* _GIVEN REQUEST_
Skip all pictures. Write out the data below from its first line through the line that contains "Line, XAxis, YAxis".

* _DATA BLOCK_
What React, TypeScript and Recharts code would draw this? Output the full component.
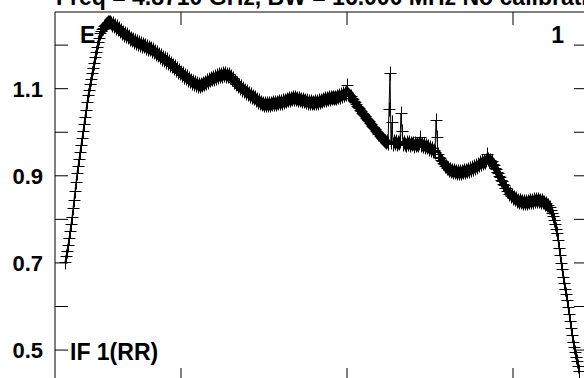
import { LineChart, Line, XAxis, YAxis } from "recharts";

// amplitude per channel (channel 0 = first plotted point)
const riseValues = [
  0.702, 0.715, 0.728, 0.741, 0.757, 0.773, 0.789, 0.805, 0.825, 0.845,
  0.866, 0.886, 0.906, 0.922, 0.939, 0.955, 0.971, 0.987, 1.003, 1.02,
  1.036, 1.052, 1.069, 1.085, 1.098, 1.11, 1.123, 1.135, 1.148, 1.16,
  1.172, 1.184, 1.195, 1.206, 1.217, 1.228, 1.233, 1.237, 1.24, 1.243,
  1.246, 1.248, 1.25, 1.252, 1.253, 1.252,
];

const slopeValues = [
  1.251, 1.247, 1.25, 1.244, 1.246, 1.24, 1.243, 1.236, 1.239, 1.232,
  1.234, 1.228, 1.231, 1.224, 1.227, 1.221, 1.225, 1.218, 1.221, 1.214,
  1.217, 1.211, 1.214, 1.208, 1.212, 1.205, 1.209, 1.203, 1.207, 1.201,
  1.205, 1.198, 1.203, 1.197, 1.201, 1.194, 1.199, 1.192, 1.196, 1.19,
  1.194, 1.187, 1.191, 1.184, 1.187, 1.18, 1.184, 1.177, 1.18, 1.173,
  1.177, 1.169, 1.173, 1.166, 1.17, 1.162, 1.167, 1.159, 1.163, 1.155,
  1.159, 1.151, 1.155, 1.148, 1.151, 1.144, 1.148, 1.139, 1.143, 1.135,
  1.139, 1.131, 1.135, 1.127, 1.132, 1.124, 1.128, 1.12, 1.125, 1.117,
  1.121, 1.114, 1.118, 1.111, 1.115, 1.108, 1.113, 1.106, 1.111, 1.106,
];

const bumpValues = [
  1.11, 1.108, 1.113, 1.11, 1.115, 1.113, 1.119, 1.116, 1.122, 1.119,
  1.125, 1.122, 1.127, 1.123, 1.129, 1.125, 1.131, 1.127, 1.133, 1.129,
  1.134, 1.13, 1.135, 1.131, 1.135, 1.13, 1.134, 1.129, 1.133, 1.127,
  1.13, 1.122, 1.124, 1.116, 1.118, 1.111, 1.114, 1.106, 1.109, 1.102,
  1.105, 1.098, 1.101, 1.094, 1.097, 1.09, 1.094, 1.087, 1.09, 1.084,
  1.087, 1.08, 1.083,
];

const middleValues = [
  1.078, 1.08, 1.074, 1.076, 1.07, 1.073, 1.067, 1.07, 1.065, 1.068,
  1.063, 1.067, 1.062, 1.066, 1.062, 1.067, 1.063, 1.068, 1.064, 1.069,
  1.065, 1.069, 1.065, 1.07, 1.066, 1.071, 1.067, 1.072, 1.068, 1.073,
  1.07, 1.075, 1.072, 1.077, 1.073, 1.078, 1.075, 1.079, 1.076, 1.08,
  1.076, 1.08, 1.076, 1.079, 1.075, 1.078, 1.074, 1.077, 1.072, 1.076,
  1.071, 1.074, 1.069, 1.073, 1.068, 1.071, 1.067, 1.071, 1.066, 1.07,
  1.067, 1.071, 1.067, 1.072, 1.068, 1.073, 1.07, 1.075, 1.072, 1.077,
  1.074, 1.078, 1.075, 1.079, 1.076, 1.08, 1.077, 1.081, 1.078, 1.082,
  1.078, 1.082, 1.079, 1.083, 1.08, 1.085, 1.082, 1.087, 1.084, 1.089,
  1.086, 1.09, 1.087, 1.108, 1.088, 1.086,
];

const dropValues = [
  1.084, 1.083, 1.079, 1.077, 1.072, 1.069, 1.064, 1.061, 1.057, 1.055,
  1.051, 1.049, 1.045, 1.043, 1.039, 1.037, 1.033, 1.031, 1.027, 1.025,
  1.021, 1.019, 1.015, 1.013, 1.009, 1.007, 1.003, 1.001, 0.997, 0.995,
  0.992, 0.99, 0.987, 0.985, 0.982, 0.981, 0.978, 0.979, 0.976, 1.053, 1.136,
];

const noisyValues = [
  0.977, 1.023, 0.974, 0.979, 0.975, 0.98, 0.973, 0.978, 0.976, 0.981,
  1.044, 1.003, 0.972, 0.978, 0.974, 0.97, 0.977, 0.973, 0.978, 0.971,
  0.976, 0.972, 0.975, 0.969, 0.976, 0.971, 0.974, 0.97, 0.975, 0.989,
  0.971, 0.974, 0.968, 0.972, 0.966, 0.97, 0.965, 0.968, 0.962, 0.966,
  0.96, 0.963, 0.957, 0.96, 0.954, 1.028, 0.989, 0.949, 0.944, 0.941,
  0.936, 0.934, 0.929, 0.928, 0.923, 0.923, 0.918, 0.919, 0.914, 0.916,
  0.911, 0.914, 0.909, 0.913, 0.908, 0.912, 0.907, 0.911, 0.906, 0.91,
];

const secondBumpValues = [
  0.907, 0.912, 0.908, 0.913, 0.909, 0.914, 0.91, 0.916, 0.912, 0.918,
  0.914, 0.92, 0.916, 0.922, 0.918, 0.925, 0.921, 0.928, 0.924, 0.931,
  0.927, 0.933, 0.929, 0.935, 0.931, 0.937, 0.95, 0.938, 0.933, 0.936,
  0.931, 0.933, 0.926, 0.925, 0.917, 0.916, 0.908, 0.907, 0.899, 0.898,
  0.89, 0.889, 0.881, 0.88, 0.872, 0.872, 0.865, 0.865, 0.859, 0.86,
  0.854, 0.855, 0.85, 0.851, 0.846, 0.848, 0.843,
];

const shelfValues = [
  0.845, 0.84, 0.844, 0.839, 0.843, 0.838, 0.842, 0.837, 0.842, 0.838,
  0.843, 0.839, 0.844, 0.84, 0.845, 0.841, 0.846, 0.842, 0.847, 0.843,
  0.846, 0.842, 0.845, 0.841, 0.844, 0.839, 0.841, 0.836, 0.837, 0.832,
  0.833, 0.829, 0.828,
];

const edgeValues = [
  0.822, 0.815, 0.808, 0.799, 0.789, 0.779, 0.769, 0.752, 0.735, 0.718,
  0.701, 0.685, 0.668, 0.655, 0.641, 0.628, 0.615, 0.599, 0.583, 0.567,
  0.551, 0.534, 0.518, 0.507, 0.495, 0.485, 0.475, 0.463, 0.452,
];

const yTicks = [0.5, 0.6, 0.7, 0.8, 0.9, 1.0, 1.1, 1.2];
const yLabelTicks = [0.5, 0.7, 0.9, 1.1];
const xTicks = [116, 282, 448];

const titleText = "Freq = 4.8710 GHz, BW = 16.000 MHz  No calibration";
const sourceLabel = "E";
const panelLabel = "1";
const ifLabel = "IF 1(RR)";

const FONT = '"Liberation Sans", Arial, Helvetica, sans-serif';

const channelValues = [
  ...riseValues,
  ...slopeValues,
  ...bumpValues,
  ...middleValues,
  ...dropValues,
  ...noisyValues,
  ...secondBumpValues,
  ...shelfValues,
  ...edgeValues,
];

const data = channelValues.map((v, i) => ({ ch: i, amp: v }));

const TICK = 13;

function LeftTick(props: any) {
  const { x, y, payload } = props;
  const v = payload.value as number;
  const show = yLabelTicks.some((t) => Math.abs(t - v) < 1e-6);
  return (
    <g>
      <line x1={x} x2={x + TICK} y1={y} y2={y} stroke="#000" />
      {show && (
        <text x={x - 12} y={y + 8} textAnchor="end" fontFamily={FONT} fontWeight="bold" fontSize={22} fill="#000">
          {v.toFixed(1)}
        </text>
      )}
    </g>
  );
}

function RightTick(props: any) {
  const { x, y } = props;
  return <line x1={x - TICK} x2={x} y1={y} y2={y} stroke="#000" />;
}

function TopTick(props: any) {
  const { x, y } = props;
  return <line x1={x} x2={x} y1={y} y2={y + TICK} stroke="#000" />;
}

function BottomTick(props: any) {
  const { x, y } = props;
  return <line x1={x} x2={x} y1={y - TICK} y2={y} stroke="#000" />;
}

// "+" marker, snapped to the pixel grid so it stays dark
function renderCross(p: any) {
  const { cx, cy, index } = p;
  if (cx == null || cy == null) return <g key={index} />;
  const px = Math.round(cx) + 0.5;
  const py = Math.round(cy) + 0.5;
  return (
    <path
      key={index}
      d={`M${px - 6},${py}h12M${px},${py - 7}v14`}
      stroke="#000"
      strokeWidth={1}
      fill="none"
    />
  );
}

export default function App() {
  return (
    <div
      style={{
        position: "absolute",
        left: 0,
        top: 0,
        width: 584,
        height: 378,
        overflow: "hidden",
        background: "#fff",
      }}
    >
      <LineChart width={600} height={400} data={data} margin={{ top: 2, right: 3, bottom: 9, left: 15 }}>
        <XAxis
          xAxisId="bottom"
          dataKey="ch"
          type="number"
          domain={[-10, 522]}
          ticks={xTicks}
          interval={0}
          height={10}
          tickSize={0}
          tickMargin={0}
          tickLine={false}
          tick={<BottomTick />}
          axisLine={{ stroke: "#000" }}
          allowDataOverflow
        />
        <XAxis
          xAxisId="top"
          orientation="top"
          dataKey="ch"
          type="number"
          domain={[-10, 522]}
          ticks={xTicks}
          interval={0}
          height={10}
          tickSize={0}
          tickMargin={0}
          tickLine={false}
          tick={<TopTick />}
          axisLine={{ stroke: "#000" }}
          allowDataOverflow
        />
        <YAxis
          yAxisId="left"
          type="number"
          domain={[0.429, 1.276]}
          ticks={yTicks}
          interval={0}
          width={40}
          tickSize={0}
          tickMargin={0}
          tickLine={false}
          tick={<LeftTick />}
          axisLine={{ stroke: "#000" }}
          allowDataOverflow
        />
        <YAxis
          yAxisId="right"
          orientation="right"
          type="number"
          domain={[0.429, 1.276]}
          ticks={yTicks}
          interval={0}
          width={10}
          tickSize={0}
          tickMargin={0}
          tickLine={false}
          tick={<RightTick />}
          axisLine={{ stroke: "#000" }}
          allowDataOverflow
        />
        <Line
          xAxisId="bottom"
          yAxisId="left"
          type="linear"
          dataKey="amp"
          stroke="#000"
          strokeWidth={1}
          dot={renderCross}
          activeDot={false}
          isAnimationActive={false}
        />
      </LineChart>
      <svg
        width={584}
        height={378}
        style={{ position: "absolute", left: 0, top: 0, pointerEvents: "none" }}
      >
        <g fontFamily={FONT} fontWeight="bold" fill="#000">
          <text x={56} y={5} fontSize={23}>{titleText}</text>
          <text x={80} y={43} fontSize={23}>{sourceLabel}</text>
          <text x={564} y={43} fontSize={23} textAnchor="end">{panelLabel}</text>
          <text x={70} y={360} fontSize={23}>{ifLabel}</text>
        </g>
      </svg>
    </div>
  );
}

* _TASK OUTPUT_
What React, TypeScript and Recharts code would draw this? Output the full component.
import { LineChart, Line, XAxis, YAxis } from "recharts";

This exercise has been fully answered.